Salting the Ocean Review


Salting the Ocean: 100 Poems by Young Poets

Selected by Naomi Shihab Nye

Illustrated by Ashley Bryan

Bibliography

Nye, N.S. (Ed.). (2000). Salting the ocean: 100 poems by young poets. Greenwillow Books.

ISBN 0688161936

Summary

Naomi Shihab Nye was a writer-in-schools with the Texas Commission on the Arts for 25 years, going into schools throughout Texas, hosting poetry writing workshops with students. She has done similar events in schools across the country. Salting the Ocean is a collection of 100 poems written by the students in these programs that she saved throughout the years. She discusses the process of writing poetry and teaching it to students in her introductions. I found her Afterward particularly delightful, as she details the adventure of tracking down her students to seek permission for inclusion in this anthology. She found one person that fit a name but wasn't the student she was seeking. "The one I was talking to swore he had 'never ben invited to write a poem.' 'Why not?' he asked petulantly. 'Why didn't I get to write a poem?'" (105). I like that an adult is miffed that he missed an opportunity to write a poem in his youth. Nye also included little vignettes from her time as a writer-in-schools interspersed among the index. They are nice touches in a lovely book.

Analysis

Mostly this anthology of student work filled me with hope. I wasn't sure what to expect about the quality of the poetry, but I was very pleasantly surprised by the depth of feelings conveyed in the poetry as well as some sophisticated bits of imagery. Margo Bierwirth writes, "I met scardness in the park./ I found madness way high in a tree" (8). There is a bit of madness that is found when you've climbed the tree too high, and you're unsure whether you can make it back down again. Adam Delavan describes himself with comparisons of his body parts to other objects or animals, "The neatness of cats/ is in me./ In my hands./ That is me" (11). It's a good metaphor, evoking the quiet stillness of a cat full of potential energy. Rebecca Martinez has startling vivid metaphors in her poem Monday Night at Kwik-Wash, "Mrs. Dryer warm and soothing,/ Hugging and kissing my clothes" (52). In Whispers, Max H. Wier IV wields the assonance of "whisper" effectively through his poem, making the entire poem sound sibilant (98). Students will be delighted to see and hear these poems written by other students.

Highlighted Poem

I chose this poem by Joe DeLeon because I like the idea expressed in it (99).

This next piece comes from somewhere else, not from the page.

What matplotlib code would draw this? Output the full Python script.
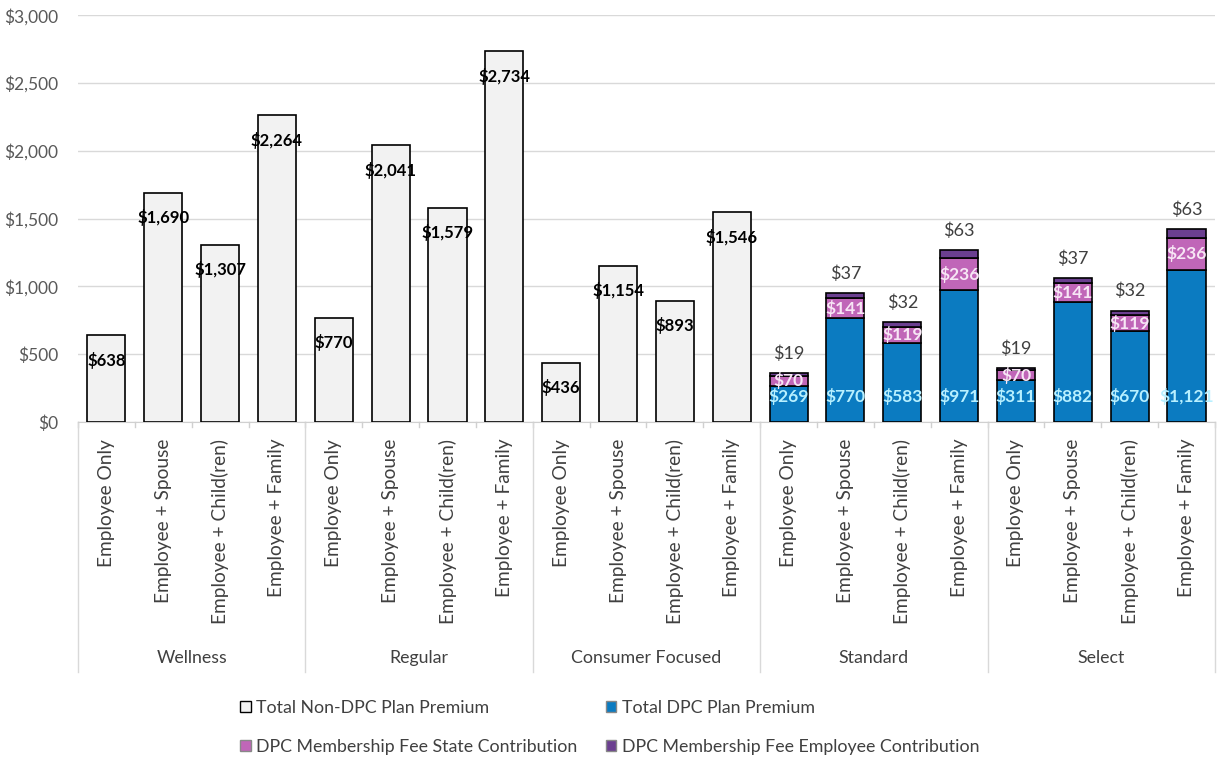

Ode to Michelangelo's Bones

Many years ago

Michelangelo

Released men

From rocks.

Use

We will use the following poem by Pauline Alva as inspiration to write our own poems (15).

Monday Mornings

On Monday mornings I feel like

a miserable mouse, more miserable

than a monkey on Monday mornings.


On Monday mornings I feel like 

a miserable midget, more miserable 

than a glass of milk or a mommy.


On Monday mornings I feel like

a miserable millionaire, more miserable

than money, more miserable than

midnight.

Each different grade level will choose a different day of the week (Kinder = Monday; First = Tuesday; etc...). Then we will brainstorm alliterative words for how miserable we are based on their day. Then we will write a our alliterative poem.